10 top tips for driving in Europe
How to ensure your European driving holiday is stress-free
While it’s a great way to see a country, driving abroad can be daunting for the uninitiated. Follow our European driving tips and you’ll soon be raring to go.
Driving abroad can be a really positive experience, giving you more freedom to plan your own route and enabling you to really explore the country you’re visiting. However, if it’s your first time driving in Europe, it can feel a little daunting.
Our top ten tips for driving in Europe will help make sure you’re fully prepared and ready to approach your holiday with confidence.
Get your documents in order
When driving abroad you may be stopped and asked to produce your documents, so make sure you have them readily to hand. At the very least you should carry your driving licence, vehicle registration document and motor insurance certificate. Some countries may also require you to have an International Driving Permit. Check before you travel
If you’re taking your own vehicle to Europe, your current motor insurance may only cover you for third party damage. If you require additional cover, for theft or accidental damage for example, make sure you contact your insurance company before traveling. As with any holiday abroad you should also ensure you have adequate travel insurance. Our travel insurance specifically for the over 50s can help cover you in case of accident, illness or other emergency.
Buy a GB sticker
If you’re driving your own car you will need to display a GB sticker. Failure to do so you could face a hefty on-the-spot fine. However, if your car has europlates you don’t need to display the GB sticker, as long as you’re driving within the EU.
Do your homework
The last thing you want on your holiday is an encounter with the police, so make sure you’re aware of the local driving laws before you travel. For example, in France you must have a breathalyser in the car when driving, and many European countries require drivers to carry a warning triangle in their vehicle.
Plan your route
Getting lost while driving in a foreign country can be a stressful experience. You can minimise the chance of this happening by thoroughly researching your route before you leave. If you’re using a sat-nav, make sure it’s set up to operate in the country you’re visiting, and don’t forget to take some road maps to use as back-up in case you lose signal.
Don’t drink and drive
This one may sound obvious, but many European countries have lower drink-drive limits than we do in the UK so you could find yourself accidentally falling foul of the law and facing stiff penalties. The safest approach is to avoid alcohol altogether before getting behind the wheel.
Pay the toll
Many European roads operate toll booths, so it’s worth collecting loose change to ensure you can pay your way. Some toll roads require you to display a sticker (which you can often buy at border crossings and service stations) rather than paying at a booth, so make sure you do your research.
Keep to the right
All countries in continental Europe drive on the right hand side of the road. Of course, most people already know this but it can be surprisingly easy to forget when undertaking a familiar manoeuvre, such as leaving a car park or approaching a roundabout.

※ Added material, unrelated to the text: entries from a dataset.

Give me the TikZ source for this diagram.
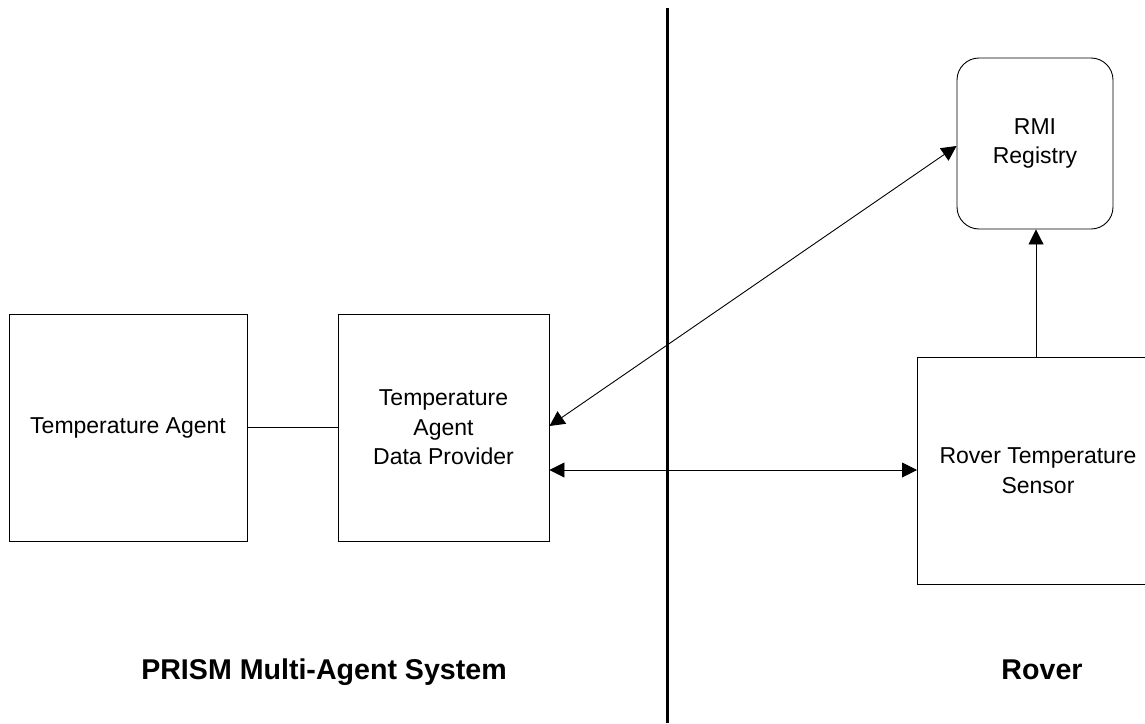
\documentclass[tikz,border=0pt]{standalone}
\usepackage{fontspec}
\setmainfont{Liberation Sans}
\usetikzlibrary{arrows.meta}
\begin{document}
\begin{tikzpicture}[x=1pt,y=-1pt,
  box/.style={draw, line width=0.9pt, inner sep=0pt, align=center, font=\fontsize{23}{29.5}\selectfont},
  conn/.style={line width=0.9pt},
  tip/.style={{Triangle[length=15pt,width=15pt]}-{Triangle[length=15pt,width=15pt]}},
  lbl/.style={font=\bfseries\fontsize{28.6}{34}\selectfont, anchor=base}]
\useasboundingbox (0,0) rectangle (1145,723);
\node[box, minimum width=238pt, minimum height=227pt] (ta) at (128,427.5) {Temperature Agent};
\node[box, minimum width=211pt, minimum height=227pt] (tadp) at (443.5,427.5) {Temperature\\Agent\\Data Provider};
\node[box, rounded corners=22pt, minimum width=156pt, minimum height=171pt] (rmi) at (1035,143.5) {RMI\\Registry};
\path[draw, line width=0.9pt] (1148,357) -- (917,357) -- (917,584) -- (1148,584);
\node[align=center, font=\fontsize{23}{29.5}\selectfont, inner sep=0pt] (rts) at (1038,470.5) {Rover Temperature\\Sensor};
\coordinate (rtsW) at (917,470);
\coordinate (rtsN) at (1036,357);
\coordinate (div1) at (667.5,8);
\coordinate (div2) at (667.5,723);
\draw[line width=3.5pt] (div1) -- (div2);
\draw[conn] (ta.east) -- (tadp.east -| tadp.west);
\draw[conn, tip] (tadp.east |- 0,426) -- (rmi.west |- 0,146);
\draw[conn, tip] (tadp.east |- 0,470) -- (rtsW);
\draw[conn, -{Triangle[length=15pt,width=15pt]}] (rtsN) -- (rmi.south -| rtsN);
\node[lbl] (l1) at (324,679) {PRISM Multi-Agent System};
\node[lbl] (l2) at (1042,679) {Rover};
\end{tikzpicture}
\end{document}
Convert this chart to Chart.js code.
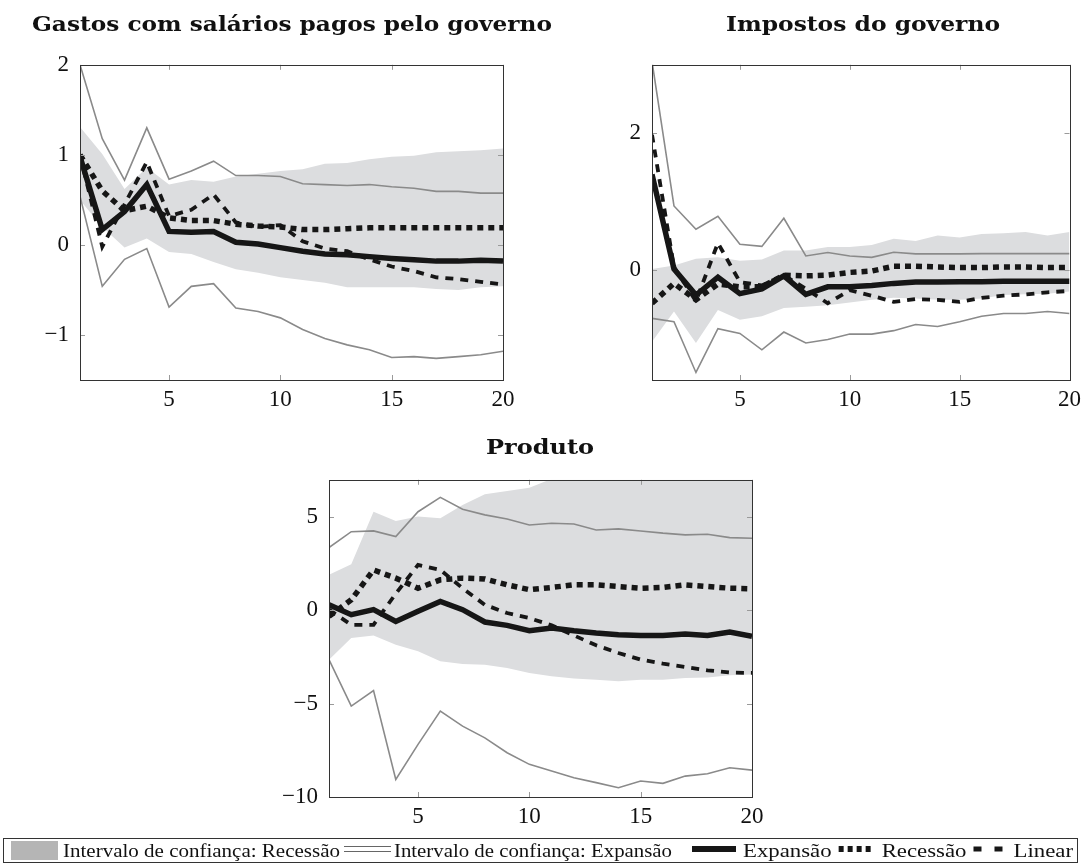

When driving in Europe, it pays to expect the unexpected. Different countries have different driving styles so exercise caution and use your common sense. It is also worth remembering that speed limits in Europe tend to be higher than in the UK so you may find other vehicles approaching you more quickly than you are used to.
Take regular rests
Tiredness can cause accidents, and driving long distances in an unfamiliar country can really take it out of you. Take regular rests and, if possible, share the driving with somebody else to ensure you remain alert.
By doing your research and using a bit of a common sense, you can ensure that your driving holiday in Europe is a successful one, presenting you with the perfect opportunity to get off the beaten track and create your own adventure.